'The Guys': Anne Nelson's 9/11 play dances with relationships
This article first appeared in the St. Louis Beacon, Aug. 22, 2011 - The terrorist attack of Sept. 11, 2001, transformed us, as a nation and as individuals, in ways both predictable and unexpected. To her surprise, it turned journalist Anne Nelson into a playwright.
A two-person play born of Nelson's emotional conversations with a New York City fire captain just after 9/11 will be presented Aug. 26 through Sept. 11 at the ArtSpace in Crestwood Court. The St. Louis staging of "The Guys' is one of many across the nation commemorating the 10th anniversary of the strike against the Twin Towers, as well as the Pentagon and the thwarted effort that crashed near Shanksville, Pa.
Just after 9/11, the veteran war correspondent and Columbia University journalism professor was called upon to help the captain write eulogies for eight men he'd lost in rescue efforts. The hours she spent with the captain were both heart-wrenching and inspiring.

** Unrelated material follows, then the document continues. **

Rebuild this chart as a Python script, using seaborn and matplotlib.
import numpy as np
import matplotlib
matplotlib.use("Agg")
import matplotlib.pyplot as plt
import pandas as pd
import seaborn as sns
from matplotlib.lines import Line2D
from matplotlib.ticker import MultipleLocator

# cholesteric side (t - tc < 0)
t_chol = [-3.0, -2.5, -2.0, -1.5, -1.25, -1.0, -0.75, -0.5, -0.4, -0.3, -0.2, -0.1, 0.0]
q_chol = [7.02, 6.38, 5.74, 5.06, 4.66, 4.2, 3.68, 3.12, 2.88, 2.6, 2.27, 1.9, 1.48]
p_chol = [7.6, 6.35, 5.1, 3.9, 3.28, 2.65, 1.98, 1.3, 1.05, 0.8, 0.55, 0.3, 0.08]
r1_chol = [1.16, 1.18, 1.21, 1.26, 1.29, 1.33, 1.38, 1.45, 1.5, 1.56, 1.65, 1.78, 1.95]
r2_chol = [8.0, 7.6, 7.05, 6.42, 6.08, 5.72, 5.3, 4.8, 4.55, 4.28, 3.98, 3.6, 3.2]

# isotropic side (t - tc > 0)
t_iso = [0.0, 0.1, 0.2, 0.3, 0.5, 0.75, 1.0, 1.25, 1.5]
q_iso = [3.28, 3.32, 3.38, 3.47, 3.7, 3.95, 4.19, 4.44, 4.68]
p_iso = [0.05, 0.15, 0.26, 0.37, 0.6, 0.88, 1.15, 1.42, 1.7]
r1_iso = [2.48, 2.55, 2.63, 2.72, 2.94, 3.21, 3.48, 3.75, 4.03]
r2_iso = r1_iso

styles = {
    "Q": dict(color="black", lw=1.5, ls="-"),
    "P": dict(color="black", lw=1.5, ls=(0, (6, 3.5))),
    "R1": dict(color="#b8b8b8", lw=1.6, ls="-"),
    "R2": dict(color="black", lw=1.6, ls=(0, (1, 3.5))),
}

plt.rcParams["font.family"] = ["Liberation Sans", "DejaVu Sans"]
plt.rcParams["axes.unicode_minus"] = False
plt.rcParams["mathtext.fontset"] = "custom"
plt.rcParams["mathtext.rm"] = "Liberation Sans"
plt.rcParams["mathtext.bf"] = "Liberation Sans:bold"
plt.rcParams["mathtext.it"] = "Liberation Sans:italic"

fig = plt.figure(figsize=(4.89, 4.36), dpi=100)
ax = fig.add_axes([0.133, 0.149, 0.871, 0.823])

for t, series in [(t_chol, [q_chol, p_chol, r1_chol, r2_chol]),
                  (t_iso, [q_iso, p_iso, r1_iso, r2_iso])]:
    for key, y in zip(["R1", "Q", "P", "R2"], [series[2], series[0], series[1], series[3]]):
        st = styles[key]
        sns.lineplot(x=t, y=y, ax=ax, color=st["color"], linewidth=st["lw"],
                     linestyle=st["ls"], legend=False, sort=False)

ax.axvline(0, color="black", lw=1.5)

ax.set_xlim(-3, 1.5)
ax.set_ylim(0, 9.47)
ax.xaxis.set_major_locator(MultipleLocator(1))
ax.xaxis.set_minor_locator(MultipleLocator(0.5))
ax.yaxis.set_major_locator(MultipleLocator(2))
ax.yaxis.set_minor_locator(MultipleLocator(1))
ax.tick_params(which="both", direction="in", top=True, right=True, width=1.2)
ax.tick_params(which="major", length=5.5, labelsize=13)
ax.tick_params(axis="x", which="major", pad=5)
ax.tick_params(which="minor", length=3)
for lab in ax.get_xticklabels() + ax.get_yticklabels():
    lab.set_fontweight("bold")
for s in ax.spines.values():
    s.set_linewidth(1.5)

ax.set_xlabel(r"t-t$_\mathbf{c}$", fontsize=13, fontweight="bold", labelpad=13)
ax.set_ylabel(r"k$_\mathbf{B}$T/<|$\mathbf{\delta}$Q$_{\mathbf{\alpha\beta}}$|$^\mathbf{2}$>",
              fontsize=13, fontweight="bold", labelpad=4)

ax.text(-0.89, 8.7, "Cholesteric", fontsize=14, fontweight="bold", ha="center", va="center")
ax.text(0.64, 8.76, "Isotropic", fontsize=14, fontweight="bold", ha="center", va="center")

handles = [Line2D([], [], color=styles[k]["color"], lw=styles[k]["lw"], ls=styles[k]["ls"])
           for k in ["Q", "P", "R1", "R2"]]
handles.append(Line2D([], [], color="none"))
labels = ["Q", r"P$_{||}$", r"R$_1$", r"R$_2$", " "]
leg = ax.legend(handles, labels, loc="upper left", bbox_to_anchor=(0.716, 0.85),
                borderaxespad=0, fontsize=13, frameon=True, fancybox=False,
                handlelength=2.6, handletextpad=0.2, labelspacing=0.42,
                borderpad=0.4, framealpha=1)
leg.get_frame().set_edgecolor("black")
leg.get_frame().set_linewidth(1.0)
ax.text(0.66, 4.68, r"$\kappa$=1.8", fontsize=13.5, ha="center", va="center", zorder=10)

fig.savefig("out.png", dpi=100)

Nelson wanted to share the experience but felt an article wasn't enough. Though she had acting experience in high school and as a Yale undergrad, she'd never written a play. But with the words pouring out of her every night after putting her 9- and 10-year-olds to bed, she finished "The Guys" in little more than a week.
"I'd sit down and write until I would just fall over," Nelson said.

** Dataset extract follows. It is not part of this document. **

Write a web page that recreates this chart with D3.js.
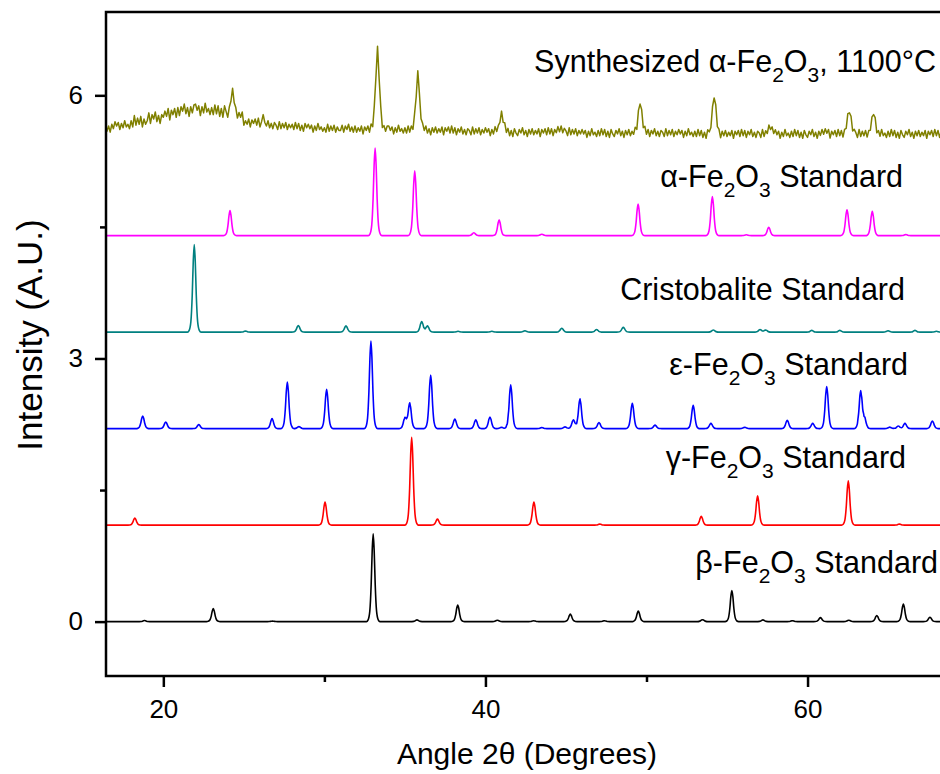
<!DOCTYPE html>
<html>
<head>
<meta charset="utf-8">
<script src="https://cdn.jsdelivr.net/npm/d3@7"></script>
<style>
    body { margin: 0; background: #fff; }
    svg { display: block; font-family: Arial, "Liberation Sans", sans-serif; }
</style>
</head>
<body>
<svg id="chart" width="940" height="774"></svg>
<script>
// axis ranges and ticks
const xDomain = [16.44, 70];
const yDomain = [-0.62, 6.95];
const xTicks = [20, 40, 60];
const xMinorTicks = [30, 50, 70];
const yTicks = [0, 3, 6];
const yMinorTicks = [1.5, 4.5];

// standard patterns: peak positions (2theta) and heights (A.U.) above the baseline
const betaBase = 0;
const betaPos = [18.83, 23.1, 26.78, 33.03, 35.75, 38.28, 40.74, 43.0, 45.27, 47.39, 49.49, 53.48, 55.3, 57.23, 59.06, 60.8, 62.56, 64.3, 65.95, 67.6];
const betaHeight = [0.012, 0.15, 0.006, 1.0, 0.02, 0.19, 0.015, 0.01, 0.085, 0.01, 0.12, 0.022, 0.355, 0.02, 0.01, 0.045, 0.015, 0.07, 0.2, 0.05];

const gammaBase = 1.1;
const gammaPos = [18.23, 30.04, 35.42, 37.02, 43.01, 47.1, 53.4, 56.9, 62.53, 65.7];
const gammaHeight = [0.08, 0.262, 1.0, 0.068, 0.262, 0.012, 0.1, 0.334, 0.505, 0.012];

const epsBase = 2.2;
const epsPos = [18.72, 20.15, 22.2, 26.75, 27.7, 28.42, 30.14, 32.89, 35.0, 35.3, 36.6, 38.1, 39.4, 40.28, 41.0, 41.57, 43.5, 44.94, 45.46, 45.87, 47.05, 49.12, 50.53, 52.9, 54.0, 56.1, 58.74, 60.32, 61.19, 63.3, 63.55, 65.1, 65.63, 66.05, 67.75];
const epsHeight = [0.145, 0.076, 0.046, 0.114, 0.532, 0.023, 0.448, 1.0, 0.12, 0.29, 0.61, 0.11, 0.1, 0.133, 0.015, 0.5, 0.012, 0.02, 0.1, 0.34, 0.07, 0.29, 0.04, 0.265, 0.06, 0.015, 0.095, 0.06, 0.48, 0.425, 0.1, 0.017, 0.03, 0.06, 0.088];

const cristoBase = 3.3;
const cristoPos = [21.92, 25.1, 28.38, 31.34, 36.04, 36.4, 38.3, 40.4, 42.45, 44.74, 46.9, 48.56, 54.15, 57.05, 57.4, 60.26, 62.0, 65.0, 66.67, 68.0];
const cristoHeight = [1.0, 0.012, 0.076, 0.072, 0.12, 0.07, 0.01, 0.01, 0.015, 0.045, 0.03, 0.055, 0.025, 0.03, 0.025, 0.02, 0.02, 0.015, 0.02, 0.01];

const alphaBase = 4.4;
const alphaPos = [24.14, 33.15, 35.61, 39.28, 40.85, 43.5, 49.48, 54.09, 56.2, 57.59, 62.45, 64.02, 66.1];
const alphaHeight = [0.285, 1.0, 0.74, 0.034, 0.18, 0.017, 0.36, 0.445, 0.01, 0.095, 0.296, 0.277, 0.012];

// synthesized sample: measured background every 0.1 deg from 16.0 (hundredths above 5), plus its peaks
const synthStart = 16.0;
const synthStep = 0.1;
const synthBackground = [
    66, 60, 68, 61, 67, 59, 65, 58, 67, 62,
    70, 65, 69, 61, 68, 63, 71, 64, 67, 62,
    71, 64, 77, 66, 74, 67, 76, 64, 73, 67,
    71, 80, 68, 78, 73, 81, 70, 77, 68, 78,
    75, 82, 76, 85, 72, 83, 78, 85, 75, 86,
    77, 87, 82, 90, 79, 86, 76, 87, 80, 89,
    90, 83, 88, 77, 87, 80, 91, 81, 85, 78,
    86, 78, 89, 79, 88, 76, 85, 75, 88, 81,
    73, 80, 76, 82, 74, 79, 72, 80, 75, 81,
    66, 71, 67, 73, 64, 72, 68, 73, 66, 74,
    64, 70, 78, 69, 65, 71, 63, 68, 62, 69,
    66, 61, 70, 62, 68, 63, 69, 61, 67, 63,
    67, 61, 69, 62, 68, 60, 66, 59, 68, 63,
    67, 62, 66, 58, 65, 60, 68, 61, 64, 59,
    63, 58, 67, 59, 65, 60, 66, 58, 64, 60,
    60, 66, 58, 65, 61, 67, 59, 64, 58, 65,
    58, 63, 59, 65, 56, 64, 60, 65, 58, 66,
    57, 64, 60, 66, 58, 63, 56, 64, 59, 65,
    65, 60, 64, 56, 63, 58, 66, 59, 62, 57,
    63, 57, 65, 58, 64, 56, 62, 55, 64, 59,
    56, 63, 59, 65, 57, 62, 55, 63, 58, 64,
    57, 62, 58, 64, 55, 63, 59, 64, 57, 65,
    57, 63, 55, 62, 58, 64, 56, 61, 55, 62,
    60, 55, 64, 56, 62, 57, 63, 55, 61, 57,
    63, 58, 62, 54, 61, 56, 64, 57, 60, 55,
    61, 55, 63, 56, 62, 54, 60, 53, 62, 57,
    54, 61, 57, 63, 55, 60, 53, 61, 56, 62,
    55, 60, 56, 62, 53, 61, 57, 62, 55, 63,
    56, 62, 54, 61, 57, 63, 55, 60, 54, 61,
    59, 54, 63, 55, 61, 56, 62, 54, 60, 56,
    61, 56, 60, 52, 59, 54, 62, 55, 58, 53,
    60, 54, 62, 55, 61, 53, 59, 52, 61, 56,
    53, 60, 56, 62, 54, 59, 52, 60, 55, 61,
    54, 59, 55, 61, 52, 60, 56, 61, 54, 62,
    55, 61, 53, 60, 56, 62, 54, 59, 53, 60,
    58, 53, 62, 54, 60, 55, 61, 53, 59, 55,
    61, 56, 60, 52, 59, 54, 62, 55, 58, 53,
    59, 53, 61, 54, 60, 52, 58, 51, 60, 55,
    52, 59, 55, 61, 53, 58, 51, 59, 54, 60,
    53, 58, 54, 60, 51, 59, 55, 60, 53, 61,
    54, 60, 52, 59, 55, 61, 53, 58, 52, 59,
    57, 52, 61, 53, 59, 54, 60, 52, 58, 54,
    60, 55, 59, 51, 58, 53, 61, 54, 57, 52,
    59, 53, 61, 54, 60, 52, 58, 51, 60, 55,
    52, 59, 55, 61, 53, 58, 51, 59, 54, 60,
    53, 58, 54, 60, 51, 59, 55, 60, 53, 61,
    54, 60, 52, 59, 55, 61, 53, 58, 52, 59,
    57, 52, 61, 53, 59, 54, 60, 52, 58, 54,
    60, 55, 59, 51, 58, 53, 61, 54, 57, 52,
    59, 53, 61, 54, 60, 52, 58, 51, 60, 55,
    52, 59, 55, 61, 53, 58, 51, 59, 54, 60,
    53, 58, 54, 60, 51, 59, 55, 60, 53, 61,
    54, 60, 52, 59, 55, 61, 53, 58, 52, 59,
];
const synthPos = [24.3, 33.3, 35.8, 41.0, 44.7, 49.6, 54.2, 57.7, 61.1, 62.6, 64.1];
const synthHeight = [0.26, 0.9, 0.64, 0.21, 0.05, 0.34, 0.42, 0.09, 0.04, 0.27, 0.23];

const svg = d3.select('#chart');
const plot = {left: 106, right: 968.6, top: 12, bottom: 676};

const x = d3.scaleLinear().domain(xDomain).range([plot.left, plot.right]);
const y = d3.scaleLinear().domain(yDomain).range([plot.bottom, plot.top]);

// peak profile used for every reflection (shape only, scaled by each peak)
const shapeT = [-1, -0.75, -0.5, -0.3, -0.15, 0, 0.15, 0.3, 0.5, 0.75, 1];
const shapeV = [0, 0.02, 0.12, 0.42, 0.8, 1, 0.8, 0.42, 0.12, 0.02, 0];
const profile = d3.scaleLinear().domain(shapeT).range(shapeV).clamp(true);

function peakSum(t, pos, hts, w) {
    let s = 0;
    pos.forEach((p, i) => {
        const u = (t - p) / w;
        if (Math.abs(u) < 1) s += hts[i] * profile(u);
    });
    return s;
}

function standardPoints(pos, hts, base, w) {
    let xs = [xDomain[0], xDomain[1]];
    pos.forEach((p) => shapeT.forEach((t) => xs.push(p + t * w)));
    xs = Array.from(new Set(xs.map((v) => +v.toFixed(4)))).sort((a, b) => a - b);
    return xs.map((t) => [t, base + peakSum(t, pos, hts, w)]);
}

function synthPoints() {
    return synthBackground.map((b, i) => {
        const t = synthStart + i * synthStep;
        return [t, 5 + b / 100 + peakSum(t, synthPos, synthHeight, 0.5)];
    });
}

svg.append('defs').append('clipPath').attr('id', 'plot-clip')
    .append('rect')
    .attr('x', plot.left)
    .attr('y', plot.top)
    .attr('width', plot.right - plot.left)
    .attr('height', plot.bottom - plot.top);

const line = d3.line()
    .x((d) => x(d[0]))
    .y((d) => y(d[1]))
    .curve(d3.curveMonotoneX);

const series = [
    {pts: standardPoints(betaPos, betaHeight, betaBase, 0.42), color: '#000000'},
    {pts: standardPoints(gammaPos, gammaHeight, gammaBase, 0.42), color: '#ff0000'},
    {pts: standardPoints(epsPos, epsHeight, epsBase, 0.42), color: '#0000ff'},
    {pts: standardPoints(cristoPos, cristoHeight, cristoBase, 0.42), color: '#008080'},
    {pts: standardPoints(alphaPos, alphaHeight, alphaBase, 0.42), color: '#ff00ff'},
];

const lines = svg.append('g').attr('clip-path', 'url(#plot-clip)');

series.forEach((s) => {
    lines.append('path')
        .attr('d', line(s.pts))
        .attr('fill', 'none')
        .attr('stroke', s.color)
        .attr('stroke-width', 1.6);
});

lines.append('path')
    .attr('d', d3.line().x((d) => x(d[0])).y((d) => y(d[1]))(synthPoints()))
    .attr('fill', 'none')
    .attr('stroke', '#808000')
    .attr('stroke-width', 1.5)
    .attr('stroke-linejoin', 'round');

// axes
function styleAxis(g) {
    g.attr('font-size', 26).attr('font-family', null);
    g.select('.domain').remove();
    g.selectAll('line').attr('stroke', '#000').attr('stroke-width', 2.5);
    g.selectAll('text').attr('fill', '#000');
}

svg.append('g')
    .attr('transform', `translate(0,${plot.bottom})`)
    .call(d3.axisBottom(x).tickValues(xTicks).tickSize(11).tickPadding(13).tickFormat(d3.format('d')))
    .call(styleAxis);

svg.append('g')
    .attr('transform', `translate(0,${plot.bottom})`)
    .call(d3.axisBottom(x).tickValues(xMinorTicks).tickSize(6).tickFormat(''))
    .call(styleAxis);

svg.append('g')
    .attr('transform', `translate(${plot.left},0)`)
    .call(d3.axisLeft(y).tickValues(yTicks).tickSize(11).tickPadding(12).tickFormat(d3.format('d')))
    .call(styleAxis);

svg.append('g')
    .attr('transform', `translate(${plot.left},0)`)
    .call(d3.axisLeft(y).tickValues(yMinorTicks).tickSize(6).tickFormat(''))
    .call(styleAxis);

// frame
svg.append('rect')
    .attr('x', plot.left)
    .attr('y', plot.top)
    .attr('width', plot.right - plot.left)
    .attr('height', plot.bottom - plot.top)
    .attr('fill', 'none')
    .attr('stroke', '#000')
    .attr('stroke-width', 2.5);

// axis titles
svg.append('text')
    .attr('x', 527)
    .attr('y', 764)
    .attr('text-anchor', 'middle')
    .attr('font-size', 30)
    .text('Angle 2θ (Degrees)');

svg.append('text')
    .attr('transform', 'translate(42,335) rotate(-90)')
    .attr('text-anchor', 'middle')
    .attr('font-size', 35)
    .text('Intensity (A.U.)');

// pattern labels: [text, isSubscript]
const labels = [
    {x: 936, y: 72, parts: [['Synthesized α-Fe'], ['2', 1], ['O'], ['3', 1], [', 1100°C']]},
    {x: 903, y: 187, parts: [['α-Fe'], ['2', 1], ['O'], ['3', 1], [' Standard']]},
    {x: 905, y: 300, parts: [['Cristobalite Standard']]},
    {x: 908, y: 375, parts: [['ε-Fe'], ['2', 1], ['O'], ['3', 1], [' Standard']]},
    {x: 906, y: 468, parts: [['γ-Fe'], ['2', 1], ['O'], ['3', 1], [' Standard']]},
    {x: 938, y: 573, parts: [['β-Fe'], ['2', 1], ['O'], ['3', 1], [' Standard']]},
];

labels.forEach((lab) => {
    const t = svg.append('text')
        .attr('x', lab.x)
        .attr('y', lab.y)
        .attr('text-anchor', 'end')
        .attr('font-size', 30.5);
    let shifted = false;
    lab.parts.forEach((p) => {
        const ts = t.append('tspan').text(p[0]);
        if (p[1]) {
            ts.attr('font-size', 21);
            if (!shifted) ts.attr('dy', 10);
            shifted = true;
        } else if (shifted) {
            ts.attr('dy', -10);
            shifted = false;
        }
    });
});
</script>
</body>
</html>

It turned out that "The Guys" had legs that took off due to another fortuitous encounter. Just after finishing the play, Nelson met actor Sigourney Weaver's husband Jim Simpson, artistic director of the off-Broadway Flea Theatre, who was interested in what she had written.
Within weeks, the production featuring Weaver and Bill Murray was playing to sold-out audiences. Weaver also starred with actor Anthony LaPaglia in the 2002 movie by the same name. Since then, the play has been presented in more than 60 theaters throughout the U.S. and in 14 other countries.
In one of the most moving scenes, the characters of Joan and Nick dance the tango. During a recent interview, Nelson talked with the Beacon about the inclusion of the whimsical sequence and her overall vision for "The Guys." Here are some excerpts:
There are other plays based on 9/11. Why is yours still relevant?
Nelson: Some of the other plays have a lot of anger and bitterness. There was already enough darkness, and I was trying to grab on to some rays of light.
There was this moment when I thought, "This play is getting so dark," and I put in the tango, and then I thought, "Nobody is going to let me do this."
Then I thought, "No one is going to produce this play anyway, so I can put in anything I want."
Did the two of you actually dance?
Nelson: He was indeed a serious ballroom dancer, but we did not dance.
One thing I wanted to say in the play is that a man and a woman can have an intense bond that's not about sex, that's just a friendship and a mutual understanding and a respect. That happens in life but it doesn't get depicted very often.
We all dance with each other all the time: writers dance with their editors, teachers dance with her students. We're all engaged with each other like that, and that's the beauty of life.
More than 300 firefighters died in the rescue efforts of 9/11. What have been the reactions of first responders to the play?
Nelson: I can't tell you how many firefighters have brought their families. They say, "It's really hard talking to my wife about this stuff so I'm gong to bring her to the play so she understands."
What about critical acclaim?
Nelson: Well, it's not avant guard, and it's not edgy. The people treat each other well. And I just say, "You know what, this happened, too, and not everything has to be avant guard and edgy and have people taking their clothes off." In terms of the arts establishment, I had to let that roll off my back.
"The Guys" is coming back to Simpson's Flea Theatre in New York along with its other anniversary stagings. What other legacy does it have?
Nelson: A fire officer who's also actor used it at the New York state fire academy to lead workshops for counseling in line-of-duty deaths. It was so effective that he took it to the national fire academy and to a national chiefs meeting, and those chiefs took it home and used it at conventions all over the country as an opener for a conversation about support services.
You're from Stillwater, Okla. What connections to St. Louis do you have?
Nelson: I've been to St. Louis a few times. When you're living in Stillwater, St. Louis is the big city to the east, so that's how I always thought of it. I'm so pleased that it's being done in St. Louis because everything that's done in the Midwest has a special meaning for me.